** Begin Records provided **

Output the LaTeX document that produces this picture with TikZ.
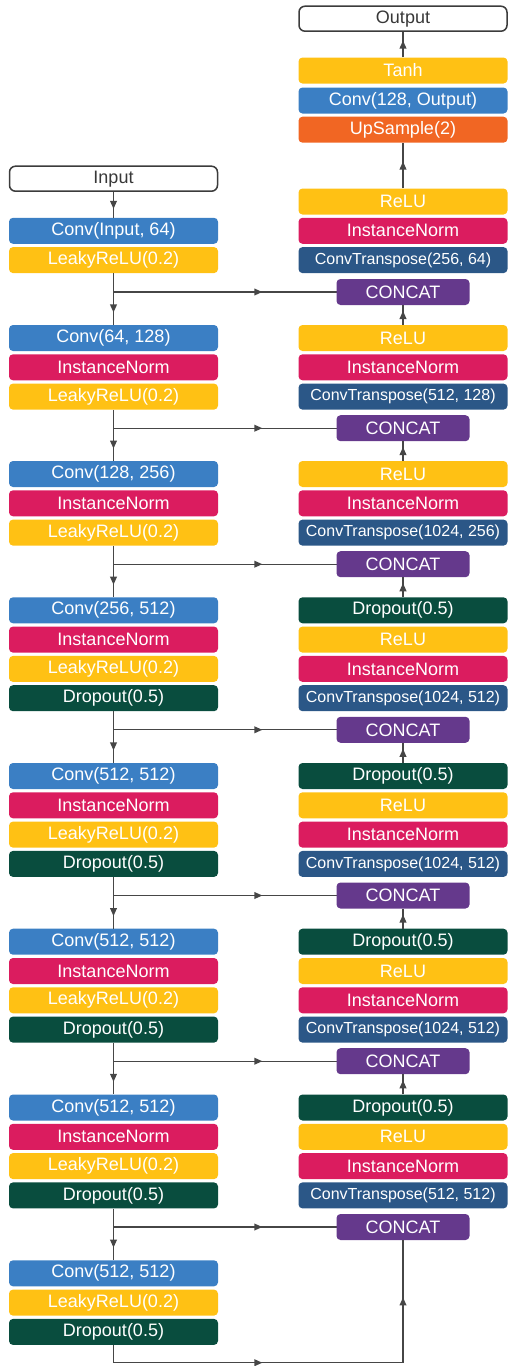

** End Records provided **
** Begin Records provided **

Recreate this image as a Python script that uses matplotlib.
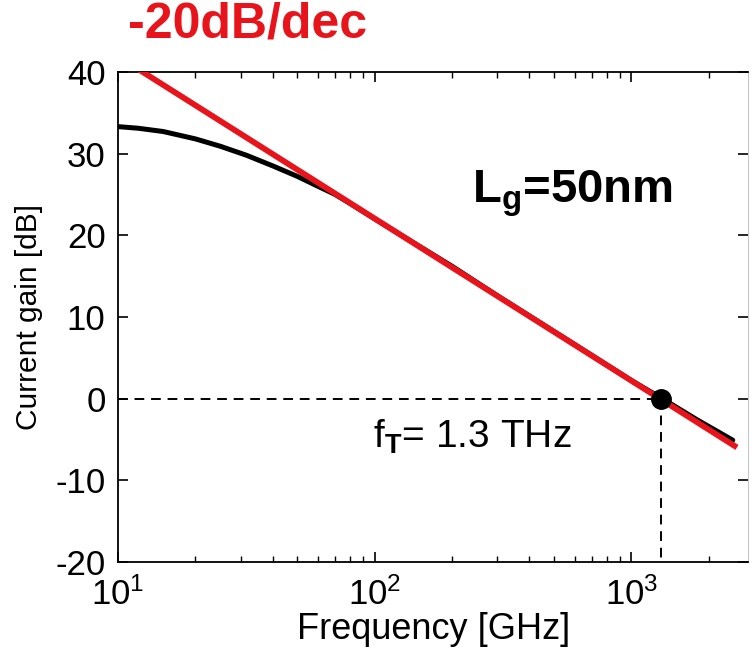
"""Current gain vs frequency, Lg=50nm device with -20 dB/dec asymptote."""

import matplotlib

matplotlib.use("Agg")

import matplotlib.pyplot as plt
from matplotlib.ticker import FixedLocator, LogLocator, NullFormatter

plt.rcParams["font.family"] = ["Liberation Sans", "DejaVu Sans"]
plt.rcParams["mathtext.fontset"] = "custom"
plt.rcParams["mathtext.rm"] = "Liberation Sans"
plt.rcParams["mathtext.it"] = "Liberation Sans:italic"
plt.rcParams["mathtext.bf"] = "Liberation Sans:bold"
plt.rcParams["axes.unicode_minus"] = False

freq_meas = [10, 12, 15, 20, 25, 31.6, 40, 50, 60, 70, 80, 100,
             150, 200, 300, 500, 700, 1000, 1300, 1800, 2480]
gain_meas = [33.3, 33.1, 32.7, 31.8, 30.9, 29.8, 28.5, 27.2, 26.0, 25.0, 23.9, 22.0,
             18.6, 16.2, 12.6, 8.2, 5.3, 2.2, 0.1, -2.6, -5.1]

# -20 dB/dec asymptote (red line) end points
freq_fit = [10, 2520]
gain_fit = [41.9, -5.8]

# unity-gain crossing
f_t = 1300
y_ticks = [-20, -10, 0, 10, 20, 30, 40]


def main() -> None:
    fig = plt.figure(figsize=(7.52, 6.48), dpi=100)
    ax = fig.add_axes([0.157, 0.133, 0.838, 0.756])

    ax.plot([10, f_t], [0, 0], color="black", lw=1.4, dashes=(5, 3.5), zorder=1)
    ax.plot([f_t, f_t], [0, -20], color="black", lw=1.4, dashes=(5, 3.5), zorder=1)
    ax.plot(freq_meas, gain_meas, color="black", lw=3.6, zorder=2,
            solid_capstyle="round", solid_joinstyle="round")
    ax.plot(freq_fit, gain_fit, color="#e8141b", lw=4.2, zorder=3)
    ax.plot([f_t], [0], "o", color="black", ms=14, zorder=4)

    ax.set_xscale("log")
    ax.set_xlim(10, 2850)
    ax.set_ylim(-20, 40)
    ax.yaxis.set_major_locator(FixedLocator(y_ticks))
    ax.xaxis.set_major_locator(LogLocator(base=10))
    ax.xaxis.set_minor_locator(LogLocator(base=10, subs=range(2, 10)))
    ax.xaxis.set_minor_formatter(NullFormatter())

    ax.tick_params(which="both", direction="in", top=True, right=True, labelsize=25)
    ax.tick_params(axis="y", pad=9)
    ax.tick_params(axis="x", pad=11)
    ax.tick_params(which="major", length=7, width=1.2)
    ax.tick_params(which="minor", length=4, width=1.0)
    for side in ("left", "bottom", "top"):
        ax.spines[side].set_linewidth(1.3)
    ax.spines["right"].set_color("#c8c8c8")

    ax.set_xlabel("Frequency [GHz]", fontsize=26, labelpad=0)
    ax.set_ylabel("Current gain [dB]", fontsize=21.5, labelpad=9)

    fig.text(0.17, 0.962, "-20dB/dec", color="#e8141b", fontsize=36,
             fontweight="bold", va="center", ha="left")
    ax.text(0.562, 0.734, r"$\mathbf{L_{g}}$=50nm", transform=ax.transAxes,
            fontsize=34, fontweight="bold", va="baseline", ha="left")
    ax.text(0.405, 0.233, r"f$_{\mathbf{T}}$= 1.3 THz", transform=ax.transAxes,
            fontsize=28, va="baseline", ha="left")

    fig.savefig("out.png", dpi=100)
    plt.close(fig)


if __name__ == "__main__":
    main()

** End Records provided **

Problem statement → Locate each line with the word "picture" and copy it.

Exercise result →
Output the LaTeX document that produces this picture with TikZ.

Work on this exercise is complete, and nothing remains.